Avis de Patricia : "Des symptômes porteurs d'avenir constructif"
Patrick Lemoine est un psychiatre qui a notamment travaillé à l’hôpital du Vinatier situé à Bron dans la banlieue lyonnaise. Il démarre quasiment l’ouvrage en s’élevant contre les qualificatifs abusifs comme traiter un endeuillé de déprimé ou un élève en échec d’hyperactif. Il ne s’agit pas pour lui d’éradiquer un symptôme par une médicalisation abusive. Il avance que « tout symptôme est susceptible d’être utile, d’y réfléchir et de chercher à concilier la maladie et le bien-être » (page 17). Il poursuit ainsi : « Prendre immédiatement des somnifères, des tranquillisants ou des antidépresseurs risque de nous empêcher de mettre en place des mécanismes de résilience. Les plages d’insomnie, dans ce contexte, permettront souvent de faire le point par rapport au disparu, de le ranger dans notre panthéon personnel » ‘page 20).
Dans son premier chapitre, il énonce les cinq étapes sur lesquelles reposent la théorie de l’évolution de Charles Darwin. Ce sont :
1. Pour arriver à se reproduire, il faut appartenir à la même espèce que son partenaire.
2. Pourtant, par mutation, des différences génétiques peuvent apparaître au fil des générations. Ces modifications aléatoires et spontanées surviennent avec le temps au sein de l’ADN des organismes et, éventuellement, se transmettent aux générations suivantes si elles sont favorables car..

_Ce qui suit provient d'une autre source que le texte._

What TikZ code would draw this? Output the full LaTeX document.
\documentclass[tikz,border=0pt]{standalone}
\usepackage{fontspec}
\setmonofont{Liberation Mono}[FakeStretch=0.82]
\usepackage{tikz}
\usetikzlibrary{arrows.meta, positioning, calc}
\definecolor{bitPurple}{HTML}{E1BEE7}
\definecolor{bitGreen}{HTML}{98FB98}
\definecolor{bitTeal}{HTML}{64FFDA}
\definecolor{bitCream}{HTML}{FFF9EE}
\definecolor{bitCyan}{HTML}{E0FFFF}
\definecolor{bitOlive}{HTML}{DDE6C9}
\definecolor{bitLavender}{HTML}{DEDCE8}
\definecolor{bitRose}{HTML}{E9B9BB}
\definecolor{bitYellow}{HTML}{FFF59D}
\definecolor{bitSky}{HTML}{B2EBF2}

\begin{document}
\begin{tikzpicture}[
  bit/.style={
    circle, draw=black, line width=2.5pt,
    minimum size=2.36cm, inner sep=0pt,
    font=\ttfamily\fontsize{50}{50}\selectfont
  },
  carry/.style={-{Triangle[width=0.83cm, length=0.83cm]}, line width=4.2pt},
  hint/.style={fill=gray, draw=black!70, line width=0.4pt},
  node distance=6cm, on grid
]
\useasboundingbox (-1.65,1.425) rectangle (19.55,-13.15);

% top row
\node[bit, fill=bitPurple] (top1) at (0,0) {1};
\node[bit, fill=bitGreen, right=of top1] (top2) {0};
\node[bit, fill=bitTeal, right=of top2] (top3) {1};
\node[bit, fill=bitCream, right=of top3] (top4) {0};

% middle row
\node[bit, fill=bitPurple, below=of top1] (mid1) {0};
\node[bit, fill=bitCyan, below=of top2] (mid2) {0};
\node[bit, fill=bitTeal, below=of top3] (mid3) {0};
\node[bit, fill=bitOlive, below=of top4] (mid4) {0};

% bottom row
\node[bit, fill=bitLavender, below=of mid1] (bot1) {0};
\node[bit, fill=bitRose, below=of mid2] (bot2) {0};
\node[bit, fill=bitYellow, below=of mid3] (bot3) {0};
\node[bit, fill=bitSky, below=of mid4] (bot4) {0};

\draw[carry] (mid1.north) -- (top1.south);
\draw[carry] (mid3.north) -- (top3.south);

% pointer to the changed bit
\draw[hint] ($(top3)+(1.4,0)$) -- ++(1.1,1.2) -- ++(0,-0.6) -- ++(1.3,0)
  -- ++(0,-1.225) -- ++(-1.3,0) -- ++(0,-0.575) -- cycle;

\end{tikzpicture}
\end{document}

3. La sélection naturelle va favoriser les individus chanceux qui du fait de leurs mutations sont les mieux adaptés à leur milieu naturel et au contraire tendre à éliminer ceux qui sont le moins adaptés.
4. À force de se répéter, ce processus va forcément augmenter le nombre d’individus les mieux adaptés aux contraintes de l’écosystème »
5. Au bout du compte, une nouvelle espèce, plus forte, va apparaître » (page 22).
En se plaçant dans une perspective darwinnienne positive, on peut envisager autrement les symptômes. Il s’agira alors, non seulement de les accepter et les relativiser, mais encore d’y puiser des ressources thérapeutiques. « La médecine évolutionniste a pour principal objectif de donner du sens à nos maladies, symptômes, signes et autres misères » (page 51).
L’auteur parle également de compromis évolutif . Ainsi la drépanocytose est une maladie des globules rouges (se manifestant par une anémie, des crises douloureuses et un risque accru d'infections), plus répandue autour du bassin méditerranéen car elle est due à une mutation permettant de mieux lutter contre la malaria. La capacité à cicatriser et réparer les tissus endommagés s’est acquise en développant parallèlement des cancers. L’allongement de l’humérus a permis de gagner en habilté manuelle mais a rendu cet os plus propre à des fractures.
Notre auteur s’intéresse aux avantages adaptatifs qui pourraient se rencontrer dans plus de cinquante troubles psychiatriques. Il les regroupe selon plusieurs thèmes : l’anxiété, l’insomnie, la dépression, les troubles du comportement alimentaire, les toximanies, les états limites comme la psychose, la schizophrénie et la paranoïa, la maladie d’Alzheimer, les troubles dits "dys" (telle dyxlexie ou dyscalculie), diverses données physiques ou comportementales (gaucher, daltonien, végétarien, choix sexuels).
Durant le cours de l’ouvrage, l’auteur fait quelques inserts sur des sujets phares (parfois en lien avec des personnages historiques) comme la fornication effrénée chez les femmes indigènes de régions climatiquement malsaines ou sources de multiples dangers ( pages 40-41), l’évolution alimentaire humaine porteuse du risque d’apnées du sommeil (page 68), Démocrite porteur de trouble bipolaire (pages 127-129), le désir de sucre (pages 143-145) ou l’anorexie de Jeanne d’Arc (pages 148-149).